Tatilcilere vizenin alınamaması durumuna karşın tur bedelini geri iade eden kapsamlı sigortalardan yaptırmalarını tavsiye eden Özkar, ”Böylelikle hem vize alamamış hem de paranız yanmış olmaz. Tabii sigortanın geçerli olması için en az 7 işgünü önce vizeye başvurmuş olmanız şartı gerekmektedir” dedi.
'Mülakata belirtilen saatten önce gidin'
Bazen konsoloslukların ilk Schengen vizesi için mülakat yapmak istediğini anlatan Özkar, şöyle devam etti: ”Mülakat sırasında tavsiyem tur programınız, kayıt formunuzla birlikte belirtilen saatten 10 dakika önce hazır bulunmanız ve sorulan sorulara istendiği kadar net cevaplarla yanıt vermenizdir. Mülakatta karşılaşılan vize redlerinin çoğu istenmeyen davranış ve hareketlerde bulunma, ifade tarzındaki üsluplardan kaynaklanmaktadır.

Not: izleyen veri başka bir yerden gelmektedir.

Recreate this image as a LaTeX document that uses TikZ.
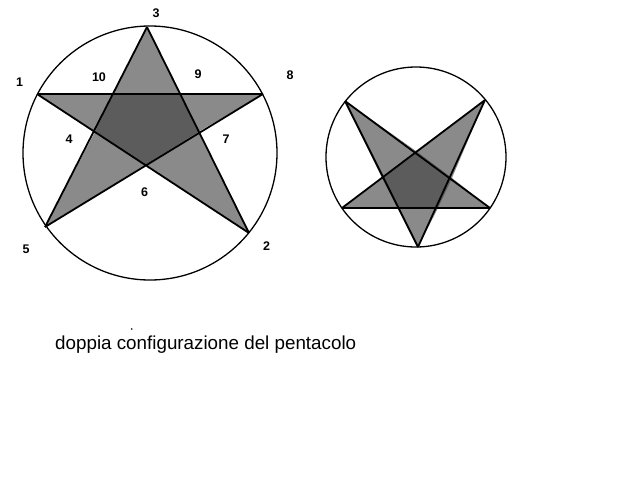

Mülakata girmek sizin kendinizi ifadeniz açısından büyük bir artıdır. Belki de aracı bir kurum başvurduğunda siz vize alamayabilecek iken sizi gören yetkili uzun süreli vize de takdiri ile verebilmektedir. Bu nedenle elçiliğe çağrıldığınızda strese girmenize hiç gerek yoktur. Hangi ülkeye gidecek olursanız olun en az 6 ay geçerli pasaporta sahip olmanız gerekmektedir.
Vize yamuk yapıştırılmış kenarı kalkmış, imzası silik olmuş, ne olursa olsun hiçbir şekilde yapıştırma, düzeltme, imzaya müdahale etme gibi davranışlarda bulunulmamalıdır. Bu davranışlar anlaşılması halinde başınıza ciddi işler açar. Bu konuda bir rahatsızlık duyarsanız vizeyi aldığınız elçiliğe giderek zaman geçmeden düzeltilmesi için başvurmanız daha hayırlı olacaktır.”